Lines from the one containing "Recreate this image" to the one containing "import matplotlib.pyplot as plt", both lines included, are to be extracted exactly from the data below; pictures are excluded.
------ Task material ------
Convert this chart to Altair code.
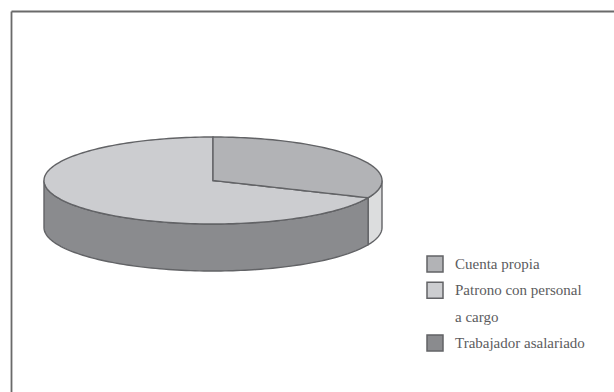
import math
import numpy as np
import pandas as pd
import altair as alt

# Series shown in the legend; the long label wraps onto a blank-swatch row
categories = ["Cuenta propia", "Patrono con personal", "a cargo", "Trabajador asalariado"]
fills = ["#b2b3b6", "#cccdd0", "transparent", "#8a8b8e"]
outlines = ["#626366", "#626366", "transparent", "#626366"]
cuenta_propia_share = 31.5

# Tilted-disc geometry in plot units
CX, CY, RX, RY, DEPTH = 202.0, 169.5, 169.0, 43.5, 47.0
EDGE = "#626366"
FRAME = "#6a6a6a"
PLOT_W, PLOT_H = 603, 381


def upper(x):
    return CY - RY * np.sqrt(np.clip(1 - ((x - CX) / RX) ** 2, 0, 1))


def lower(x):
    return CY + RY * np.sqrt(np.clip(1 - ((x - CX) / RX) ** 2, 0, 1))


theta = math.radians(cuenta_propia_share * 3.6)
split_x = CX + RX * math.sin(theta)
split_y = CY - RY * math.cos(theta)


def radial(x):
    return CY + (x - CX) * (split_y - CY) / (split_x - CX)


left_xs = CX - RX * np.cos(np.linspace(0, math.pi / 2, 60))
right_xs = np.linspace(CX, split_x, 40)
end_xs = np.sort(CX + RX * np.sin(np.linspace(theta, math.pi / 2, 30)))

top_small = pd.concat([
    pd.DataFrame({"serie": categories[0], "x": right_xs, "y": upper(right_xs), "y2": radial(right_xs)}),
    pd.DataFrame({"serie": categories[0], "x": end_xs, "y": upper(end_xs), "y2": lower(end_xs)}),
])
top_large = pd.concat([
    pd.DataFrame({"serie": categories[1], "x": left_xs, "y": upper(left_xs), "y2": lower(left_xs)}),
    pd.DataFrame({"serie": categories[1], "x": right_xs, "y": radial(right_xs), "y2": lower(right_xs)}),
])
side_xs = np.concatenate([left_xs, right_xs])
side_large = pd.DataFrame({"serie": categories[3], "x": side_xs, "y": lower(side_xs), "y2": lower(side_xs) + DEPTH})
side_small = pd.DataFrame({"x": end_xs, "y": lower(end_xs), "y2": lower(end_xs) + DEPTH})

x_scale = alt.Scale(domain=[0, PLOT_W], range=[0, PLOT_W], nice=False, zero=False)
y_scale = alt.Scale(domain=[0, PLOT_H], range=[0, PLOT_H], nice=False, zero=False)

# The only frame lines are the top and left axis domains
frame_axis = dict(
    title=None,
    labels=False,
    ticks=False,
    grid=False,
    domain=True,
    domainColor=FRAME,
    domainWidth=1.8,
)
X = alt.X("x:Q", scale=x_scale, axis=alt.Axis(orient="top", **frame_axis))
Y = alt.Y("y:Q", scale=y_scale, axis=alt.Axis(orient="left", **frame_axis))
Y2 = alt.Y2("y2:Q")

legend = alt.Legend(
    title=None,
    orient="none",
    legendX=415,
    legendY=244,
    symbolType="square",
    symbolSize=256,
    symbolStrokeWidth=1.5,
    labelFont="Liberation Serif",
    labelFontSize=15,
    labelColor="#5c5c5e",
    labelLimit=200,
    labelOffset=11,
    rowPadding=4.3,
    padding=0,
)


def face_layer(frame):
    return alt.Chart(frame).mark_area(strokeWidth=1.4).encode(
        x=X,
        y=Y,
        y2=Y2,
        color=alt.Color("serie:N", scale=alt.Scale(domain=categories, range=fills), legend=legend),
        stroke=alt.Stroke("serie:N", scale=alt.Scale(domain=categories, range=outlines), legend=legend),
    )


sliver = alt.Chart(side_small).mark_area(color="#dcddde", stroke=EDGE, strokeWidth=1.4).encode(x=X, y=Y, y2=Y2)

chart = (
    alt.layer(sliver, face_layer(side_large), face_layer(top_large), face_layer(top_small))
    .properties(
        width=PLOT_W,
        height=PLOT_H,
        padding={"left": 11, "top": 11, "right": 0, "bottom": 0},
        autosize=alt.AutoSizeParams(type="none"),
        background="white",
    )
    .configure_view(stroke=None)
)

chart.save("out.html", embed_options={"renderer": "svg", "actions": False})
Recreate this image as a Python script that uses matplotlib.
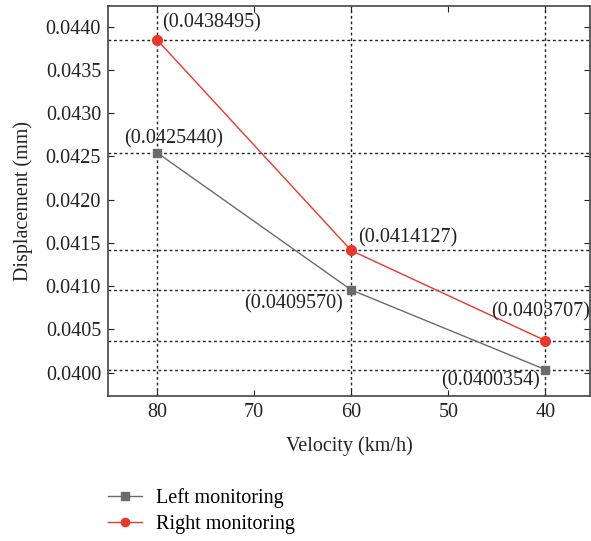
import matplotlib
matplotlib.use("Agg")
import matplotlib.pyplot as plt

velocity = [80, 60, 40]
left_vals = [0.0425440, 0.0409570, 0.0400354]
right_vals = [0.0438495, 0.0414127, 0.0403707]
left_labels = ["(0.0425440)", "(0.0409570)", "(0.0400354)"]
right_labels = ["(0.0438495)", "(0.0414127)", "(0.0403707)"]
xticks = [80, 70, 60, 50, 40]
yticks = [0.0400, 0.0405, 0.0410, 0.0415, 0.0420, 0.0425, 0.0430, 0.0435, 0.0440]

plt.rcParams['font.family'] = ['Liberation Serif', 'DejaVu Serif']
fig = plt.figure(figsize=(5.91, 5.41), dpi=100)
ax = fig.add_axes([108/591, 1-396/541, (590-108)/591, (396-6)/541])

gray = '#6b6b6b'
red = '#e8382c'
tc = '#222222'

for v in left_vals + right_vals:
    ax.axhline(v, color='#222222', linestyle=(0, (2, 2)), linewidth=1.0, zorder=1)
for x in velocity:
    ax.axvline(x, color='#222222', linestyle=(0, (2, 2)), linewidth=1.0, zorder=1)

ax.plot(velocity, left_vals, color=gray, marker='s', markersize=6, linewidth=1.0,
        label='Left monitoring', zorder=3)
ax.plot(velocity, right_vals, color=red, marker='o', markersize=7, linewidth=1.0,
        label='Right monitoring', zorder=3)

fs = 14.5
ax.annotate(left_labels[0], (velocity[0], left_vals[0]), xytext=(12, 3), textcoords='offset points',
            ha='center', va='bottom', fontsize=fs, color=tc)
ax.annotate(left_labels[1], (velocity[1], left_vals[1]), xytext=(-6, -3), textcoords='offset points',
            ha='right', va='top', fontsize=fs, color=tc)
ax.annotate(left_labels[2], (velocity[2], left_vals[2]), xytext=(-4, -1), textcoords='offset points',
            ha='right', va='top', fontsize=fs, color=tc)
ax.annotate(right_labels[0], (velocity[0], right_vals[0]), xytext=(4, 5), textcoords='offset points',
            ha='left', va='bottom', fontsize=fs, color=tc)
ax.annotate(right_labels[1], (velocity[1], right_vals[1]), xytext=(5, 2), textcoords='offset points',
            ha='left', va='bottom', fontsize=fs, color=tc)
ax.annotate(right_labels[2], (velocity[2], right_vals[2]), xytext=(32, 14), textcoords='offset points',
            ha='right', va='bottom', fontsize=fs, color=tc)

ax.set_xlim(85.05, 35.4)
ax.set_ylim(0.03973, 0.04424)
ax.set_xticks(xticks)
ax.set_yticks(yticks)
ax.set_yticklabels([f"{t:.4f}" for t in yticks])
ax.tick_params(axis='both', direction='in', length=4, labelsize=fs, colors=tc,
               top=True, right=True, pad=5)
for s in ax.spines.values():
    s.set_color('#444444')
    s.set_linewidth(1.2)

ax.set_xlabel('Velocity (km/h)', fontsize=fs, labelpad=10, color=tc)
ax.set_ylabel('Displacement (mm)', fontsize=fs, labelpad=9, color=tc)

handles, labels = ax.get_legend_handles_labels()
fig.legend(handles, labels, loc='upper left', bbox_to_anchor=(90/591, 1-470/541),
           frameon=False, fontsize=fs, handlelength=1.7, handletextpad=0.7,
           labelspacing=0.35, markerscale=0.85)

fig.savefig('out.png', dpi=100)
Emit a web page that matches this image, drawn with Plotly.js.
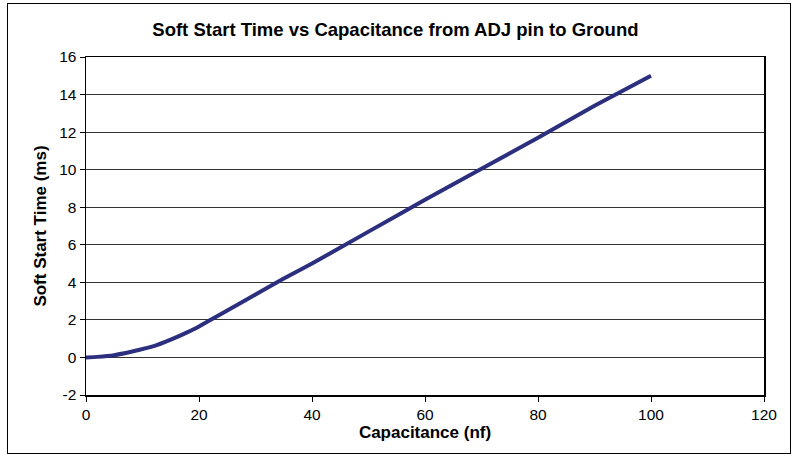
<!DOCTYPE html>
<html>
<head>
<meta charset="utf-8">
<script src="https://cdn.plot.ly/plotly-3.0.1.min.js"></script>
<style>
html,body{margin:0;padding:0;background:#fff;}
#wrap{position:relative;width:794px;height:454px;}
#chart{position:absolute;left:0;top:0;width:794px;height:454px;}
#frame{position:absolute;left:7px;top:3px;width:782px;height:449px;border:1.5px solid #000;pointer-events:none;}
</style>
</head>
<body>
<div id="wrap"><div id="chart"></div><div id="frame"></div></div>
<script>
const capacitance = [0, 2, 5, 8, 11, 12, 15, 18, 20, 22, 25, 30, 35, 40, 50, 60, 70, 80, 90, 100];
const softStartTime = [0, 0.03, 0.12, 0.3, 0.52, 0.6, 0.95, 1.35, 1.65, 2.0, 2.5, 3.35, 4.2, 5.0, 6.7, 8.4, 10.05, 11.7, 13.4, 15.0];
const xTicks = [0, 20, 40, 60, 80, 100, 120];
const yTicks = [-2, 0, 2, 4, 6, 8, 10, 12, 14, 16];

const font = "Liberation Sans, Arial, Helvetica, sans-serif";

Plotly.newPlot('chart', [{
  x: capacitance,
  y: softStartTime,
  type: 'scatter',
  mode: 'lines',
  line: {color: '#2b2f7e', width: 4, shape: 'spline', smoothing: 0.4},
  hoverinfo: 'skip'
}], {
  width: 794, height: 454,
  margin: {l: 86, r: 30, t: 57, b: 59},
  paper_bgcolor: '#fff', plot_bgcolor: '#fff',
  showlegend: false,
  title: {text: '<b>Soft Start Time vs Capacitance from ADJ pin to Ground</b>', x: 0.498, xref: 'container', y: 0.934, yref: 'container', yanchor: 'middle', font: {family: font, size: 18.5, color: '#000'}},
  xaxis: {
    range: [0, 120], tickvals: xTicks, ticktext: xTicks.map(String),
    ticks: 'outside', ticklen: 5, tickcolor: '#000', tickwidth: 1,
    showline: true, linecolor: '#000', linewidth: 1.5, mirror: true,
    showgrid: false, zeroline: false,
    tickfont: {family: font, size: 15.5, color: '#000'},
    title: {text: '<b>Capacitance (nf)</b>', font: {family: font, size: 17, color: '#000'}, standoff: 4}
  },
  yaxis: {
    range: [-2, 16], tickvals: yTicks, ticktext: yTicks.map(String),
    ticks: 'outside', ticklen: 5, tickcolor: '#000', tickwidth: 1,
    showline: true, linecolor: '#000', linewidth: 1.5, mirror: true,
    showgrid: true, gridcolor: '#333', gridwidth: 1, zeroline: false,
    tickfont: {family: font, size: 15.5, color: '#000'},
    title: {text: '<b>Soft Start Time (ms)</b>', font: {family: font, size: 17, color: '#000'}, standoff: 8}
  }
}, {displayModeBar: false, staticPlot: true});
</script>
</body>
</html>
------
**Finished answer:**
Recreate this image as a Python script that uses matplotlib.
import matplotlib
matplotlib.use("Agg")
import matplotlib.pyplot as plt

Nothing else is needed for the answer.